** START Stored data **

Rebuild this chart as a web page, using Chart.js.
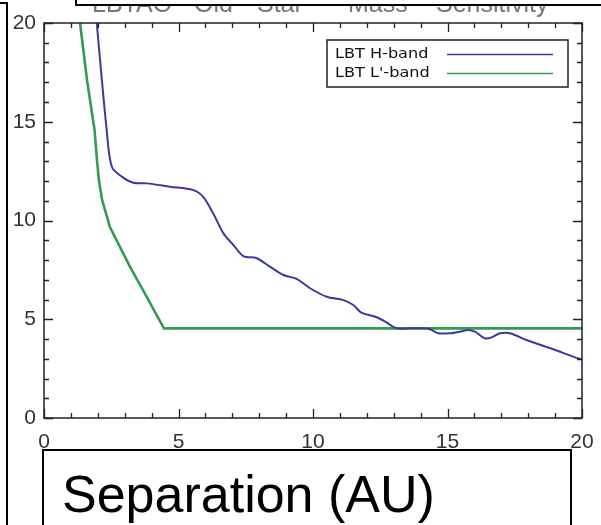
<!DOCTYPE html>
<html><head><meta charset="utf-8">
<script src="https://cdn.jsdelivr.net/npm/chart.js@4"></script>
<style>html,body{margin:0;padding:0;background:#fff;overflow:hidden;}</style>
</head><body>
<canvas id="c" width="601" height="525"></canvas>
<script>
// ---- data ----
const seriesNames = ["LBT H-band", "LBT L'-band"];
const hBandSep  = [1.96, 2.33, 2.52, 2.89, 3.32, 3.82, 4.68, 5.55, 5.92, 6.29, 6.67, 7.04, 7.41, 7.91, 8.40, 8.90, 9.39, 9.89, 10.51, 11.13, 11.50, 11.75, 11.87, 12.37, 12.74, 13.11, 13.61, 14.10, 14.35, 14.66, 15.09, 15.46, 15.77, 16.02, 16.39, 16.64, 16.95, 17.32, 17.94, 18.93, 19.86, 20.0];
const hBandMass = [20.0, 14.58, 12.72, 12.22, 11.91, 11.88, 11.71, 11.54, 11.20, 10.36, 9.35, 8.76, 8.20, 8.09, 7.66, 7.24, 7.04, 6.57, 6.14, 5.97, 5.72, 5.38, 5.30, 5.10, 4.83, 4.54, 4.54, 4.54, 4.49, 4.29, 4.29, 4.37, 4.46, 4.37, 4.03, 4.08, 4.29, 4.29, 3.95, 3.48, 3.02, 2.98];
const lBandSep  = [1.34, 1.60, 1.88, 1.97, 2.04, 2.16, 2.45, 2.94, 3.20, 3.68, 4.46, 20.0];
const lBandMass = [20.0, 17.1, 14.58, 13.06, 12.05, 11.04, 9.67, 8.35, 7.65, 6.48, 4.54, 4.54];
const xTickValues = [0, 5, 10, 15, 20];
const yTickValues = [0, 5, 10, 15, 20];
const titleWords = ["LBTAO", "Old", "Star", "Mass", "Sensitivity"];
const xAxisTitle = "Separation (AU)";

// ---- styles ----
const blueColor = "rgb(58,58,158)";
const greenColor = "rgb(52,156,82)";
const fontFamily = "'Liberation Sans', Arial, sans-serif";

const toPoints = (xs, ys) => xs.map((x, i) => ({x: x, y: ys[i]}));

const decorPlugin = {
  id: 'decor',
  afterDraw(chart) {
    const ctx = chart.ctx;
    const a = chart.chartArea;
    const xs = chart.scales.x, ys = chart.scales.y;
    ctx.save();
    // frame
    ctx.strokeStyle = '#222';
    ctx.lineWidth = 1.5;
    ctx.strokeRect(a.left, a.top, a.right - a.left, a.bottom - a.top);
    // inward ticks on all sides
    ctx.lineWidth = 1.3;
    ctx.beginPath();
    for (let v = xs.min; v <= xs.max; v += 1) {
      const px = Math.round(xs.getPixelForValue(v)) + 0.5;
      const len = (v % 5 === 0) ? 9 : 5;
      ctx.moveTo(px, a.bottom); ctx.lineTo(px, a.bottom - len);
      ctx.moveTo(px, a.top); ctx.lineTo(px, a.top + len);
    }
    for (let v = ys.min; v <= ys.max; v += 1) {
      const py = Math.round(ys.getPixelForValue(v)) + 0.5;
      const len = (v % 5 === 0) ? 9 : 5;
      ctx.moveTo(a.left, py); ctx.lineTo(a.left + len, py);
      ctx.moveTo(a.right, py); ctx.lineTo(a.right - len, py);
    }
    ctx.stroke();

    // legend box
    const lx = 327, ly = 40, lw = 241, lh = 47;
    ctx.lineWidth = 1.5;
    ctx.strokeStyle = '#222';
    ctx.strokeRect(lx, ly, lw, lh);
    chart.data.datasets.forEach((ds, i) => {
      const cy = 54 + i * 19;
      ctx.save();
      ctx.fillStyle = '#111';
      ctx.font = "14px 'DejaVu Sans', sans-serif";
      ctx.textBaseline = 'middle';
      ctx.translate(335, cy);
      ctx.scale(1.15, 1);
      ctx.fillText(ds.label, 0, 0);
      ctx.restore();
      ctx.strokeStyle = ds.borderColor;
      ctx.lineWidth = 1.6;
      ctx.beginPath();
      ctx.moveTo(447, cy + 0.5); ctx.lineTo(553, cy + 0.5);
      ctx.stroke();
    });

    // cut-off title
    ctx.fillStyle = '#777';
    ctx.font = "25px " + fontFamily;
    ctx.textBaseline = 'alphabetic';
    const tx = [92, 194, 257, 348, 436];
    titleWords.forEach((w, i) => ctx.fillText(w, tx[i], 12));
    ctx.fillStyle = '#fff';
    ctx.fillRect(75, 0, 526, 5);
    ctx.strokeStyle = '#000';
    ctx.lineWidth = 2;
    ctx.beginPath();
    ctx.moveTo(76, 0); ctx.lineTo(76, 5); ctx.lineTo(601, 5);
    ctx.stroke();

    // left border line
    ctx.beginPath();
    ctx.moveTo(0, 3); ctx.lineTo(7, 3); ctx.lineTo(7, 525);
    ctx.stroke();

    // bottom box with axis title
    ctx.fillStyle = '#fff';
    ctx.fillRect(43, 450, 528, 80);
    ctx.strokeRect(43, 450, 528, 80);
    ctx.fillStyle = '#000';
    ctx.font = "52px " + fontFamily;
    ctx.fillText(xAxisTitle, 62, 512);
    ctx.restore();
  }
};

new Chart(document.getElementById('c'), {
  type: 'scatter',
  data: {
    datasets: [
      { label: seriesNames[0], data: toPoints(hBandSep, hBandMass), showLine: true,
        borderColor: blueColor, borderWidth: 2, pointRadius: 0, tension: 0.3, fill: false },
      { label: seriesNames[1], data: toPoints(lBandSep, lBandMass), showLine: true,
        borderColor: greenColor, borderWidth: 2.6, pointRadius: 0, tension: 0, fill: false }
    ]
  },
  options: {
    responsive: false,
    animation: false,
    devicePixelRatio: 1,
    layout: { padding: { left: 0, right: 19, top: 23, bottom: 0 } },
    plugins: { legend: { display: false }, tooltip: { enabled: false }, title: { display: false } },
    scales: {
      x: {
        type: 'linear', min: 0, max: 20,
        afterBuildTicks: s => { s.ticks = xTickValues.map(v => ({value: v})); },
        afterFit: s => { s.height = 107; s.paddingRight = 0; s.paddingLeft = 0; },
        grid: { display: false, drawTicks: false },
        border: { display: false },
        ticks: { color: '#333', font: { family: fontFamily, size: 21 }, padding: 12, maxRotation: 0 }
      },
      y: {
        type: 'linear', min: 0, max: 20,
        afterBuildTicks: s => { s.ticks = yTickValues.map(v => ({value: v})); },
        afterFit: s => { s.width = 44; s.paddingTop = 0; s.paddingBottom = 0; },
        grid: { display: false, drawTicks: false },
        border: { display: false },
        ticks: { color: '#333', font: { family: fontFamily, size: 21 }, padding: 8 }
      }
    }
  },
  plugins: [decorPlugin]
});
</script>
</body></html>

** END Stored data **

▶ Your goal
Without the pictures, repeat the listing above exactly.

▶ Expected answer
Rebuild this chart as a web page, using Chart.js.
<!DOCTYPE html>
<html><head><meta charset="utf-8">
<script src="https://cdn.jsdelivr.net/npm/chart.js@4"></script>
<style>html,body{margin:0;padding:0;background:#fff;overflow:hidden;}</style>
</head><body>
<canvas id="c" width="601" height="525"></canvas>
<script>
// ---- data ----
const seriesNames = ["LBT H-band", "LBT L'-band"];
const hBandSep  = [1.96, 2.33, 2.52, 2.89, 3.32, 3.82, 4.68, 5.55, 5.92, 6.29, 6.67, 7.04, 7.41, 7.91, 8.40, 8.90, 9.39, 9.89, 10.51, 11.13, 11.50, 11.75, 11.87, 12.37, 12.74, 13.11, 13.61, 14.10, 14.35, 14.66, 15.09, 15.46, 15.77, 16.02, 16.39, 16.64, 16.95, 17.32, 17.94, 18.93, 19.86, 20.0];
const hBandMass = [20.0, 14.58, 12.72, 12.22, 11.91, 11.88, 11.71, 11.54, 11.20, 10.36, 9.35, 8.76, 8.20, 8.09, 7.66, 7.24, 7.04, 6.57, 6.14, 5.97, 5.72, 5.38, 5.30, 5.10, 4.83, 4.54, 4.54, 4.54, 4.49, 4.29, 4.29, 4.37, 4.46, 4.37, 4.03, 4.08, 4.29, 4.29, 3.95, 3.48, 3.02, 2.98];
const lBandSep  = [1.34, 1.60, 1.88, 1.97, 2.04, 2.16, 2.45, 2.94, 3.20, 3.68, 4.46, 20.0];
const lBandMass = [20.0, 17.1, 14.58, 13.06, 12.05, 11.04, 9.67, 8.35, 7.65, 6.48, 4.54, 4.54];
const xTickValues = [0, 5, 10, 15, 20];
const yTickValues = [0, 5, 10, 15, 20];
const titleWords = ["LBTAO", "Old", "Star", "Mass", "Sensitivity"];
const xAxisTitle = "Separation (AU)";

// ---- styles ----
const blueColor = "rgb(58,58,158)";
const greenColor = "rgb(52,156,82)";
const fontFamily = "'Liberation Sans', Arial, sans-serif";

const toPoints = (xs, ys) => xs.map((x, i) => ({x: x, y: ys[i]}));

const decorPlugin = {
  id: 'decor',
  afterDraw(chart) {
    const ctx = chart.ctx;
    const a = chart.chartArea;
    const xs = chart.scales.x, ys = chart.scales.y;
    ctx.save();
    // frame
    ctx.strokeStyle = '#222';
    ctx.lineWidth = 1.5;
    ctx.strokeRect(a.left, a.top, a.right - a.left, a.bottom - a.top);
    // inward ticks on all sides
    ctx.lineWidth = 1.3;
    ctx.beginPath();
    for (let v = xs.min; v <= xs.max; v += 1) {
      const px = Math.round(xs.getPixelForValue(v)) + 0.5;
      const len = (v % 5 === 0) ? 9 : 5;
      ctx.moveTo(px, a.bottom); ctx.lineTo(px, a.bottom - len);
      ctx.moveTo(px, a.top); ctx.lineTo(px, a.top + len);
    }
    for (let v = ys.min; v <= ys.max; v += 1) {
      const py = Math.round(ys.getPixelForValue(v)) + 0.5;
      const len = (v % 5 === 0) ? 9 : 5;
      ctx.moveTo(a.left, py); ctx.lineTo(a.left + len, py);
      ctx.moveTo(a.right, py); ctx.lineTo(a.right - len, py);
    }
    ctx.stroke();

    // legend box
    const lx = 327, ly = 40, lw = 241, lh = 47;
    ctx.lineWidth = 1.5;
    ctx.strokeStyle = '#222';
    ctx.strokeRect(lx, ly, lw, lh);
    chart.data.datasets.forEach((ds, i) => {
      const cy = 54 + i * 19;
      ctx.save();
      ctx.fillStyle = '#111';
      ctx.font = "14px 'DejaVu Sans', sans-serif";
      ctx.textBaseline = 'middle';
      ctx.translate(335, cy);
      ctx.scale(1.15, 1);
      ctx.fillText(ds.label, 0, 0);
      ctx.restore();
      ctx.strokeStyle = ds.borderColor;
      ctx.lineWidth = 1.6;
      ctx.beginPath();
      ctx.moveTo(447, cy + 0.5); ctx.lineTo(553, cy + 0.5);
      ctx.stroke();
    });

    // cut-off title
    ctx.fillStyle = '#777';
    ctx.font = "25px " + fontFamily;
    ctx.textBaseline = 'alphabetic';
    const tx = [92, 194, 257, 348, 436];
    titleWords.forEach((w, i) => ctx.fillText(w, tx[i], 12));
    ctx.fillStyle = '#fff';
    ctx.fillRect(75, 0, 526, 5);
    ctx.strokeStyle = '#000';
    ctx.lineWidth = 2;
    ctx.beginPath();
    ctx.moveTo(76, 0); ctx.lineTo(76, 5); ctx.lineTo(601, 5);
    ctx.stroke();

    // left border line
    ctx.beginPath();
    ctx.moveTo(0, 3); ctx.lineTo(7, 3); ctx.lineTo(7, 525);
    ctx.stroke();

    // bottom box with axis title
    ctx.fillStyle = '#fff';
    ctx.fillRect(43, 450, 528, 80);
    ctx.strokeRect(43, 450, 528, 80);
    ctx.fillStyle = '#000';
    ctx.font = "52px " + fontFamily;
    ctx.fillText(xAxisTitle, 62, 512);
    ctx.restore();
  }
};

new Chart(document.getElementById('c'), {
  type: 'scatter',
  data: {
    datasets: [
      { label: seriesNames[0], data: toPoints(hBandSep, hBandMass), showLine: true,
        borderColor: blueColor, borderWidth: 2, pointRadius: 0, tension: 0.3, fill: false },
      { label: seriesNames[1], data: toPoints(lBandSep, lBandMass), showLine: true,
        borderColor: greenColor, borderWidth: 2.6, pointRadius: 0, tension: 0, fill: false }
    ]
  },
  options: {
    responsive: false,
    animation: false,
    devicePixelRatio: 1,
    layout: { padding: { left: 0, right: 19, top: 23, bottom: 0 } },
    plugins: { legend: { display: false }, tooltip: { enabled: false }, title: { display: false } },
    scales: {
      x: {
        type: 'linear', min: 0, max: 20,
        afterBuildTicks: s => { s.ticks = xTickValues.map(v => ({value: v})); },
        afterFit: s => { s.height = 107; s.paddingRight = 0; s.paddingLeft = 0; },
        grid: { display: false, drawTicks: false },
        border: { display: false },
        ticks: { color: '#333', font: { family: fontFamily, size: 21 }, padding: 12, maxRotation: 0 }
      },
      y: {
        type: 'linear', min: 0, max: 20,
        afterBuildTicks: s => { s.ticks = yTickValues.map(v => ({value: v})); },
        afterFit: s => { s.width = 44; s.paddingTop = 0; s.paddingBottom = 0; },
        grid: { display: false, drawTicks: false },
        border: { display: false },
        ticks: { color: '#333', font: { family: fontFamily, size: 21 }, padding: 8 }
      }
    }
  },
  plugins: [decorPlugin]
});
</script>
</body></html>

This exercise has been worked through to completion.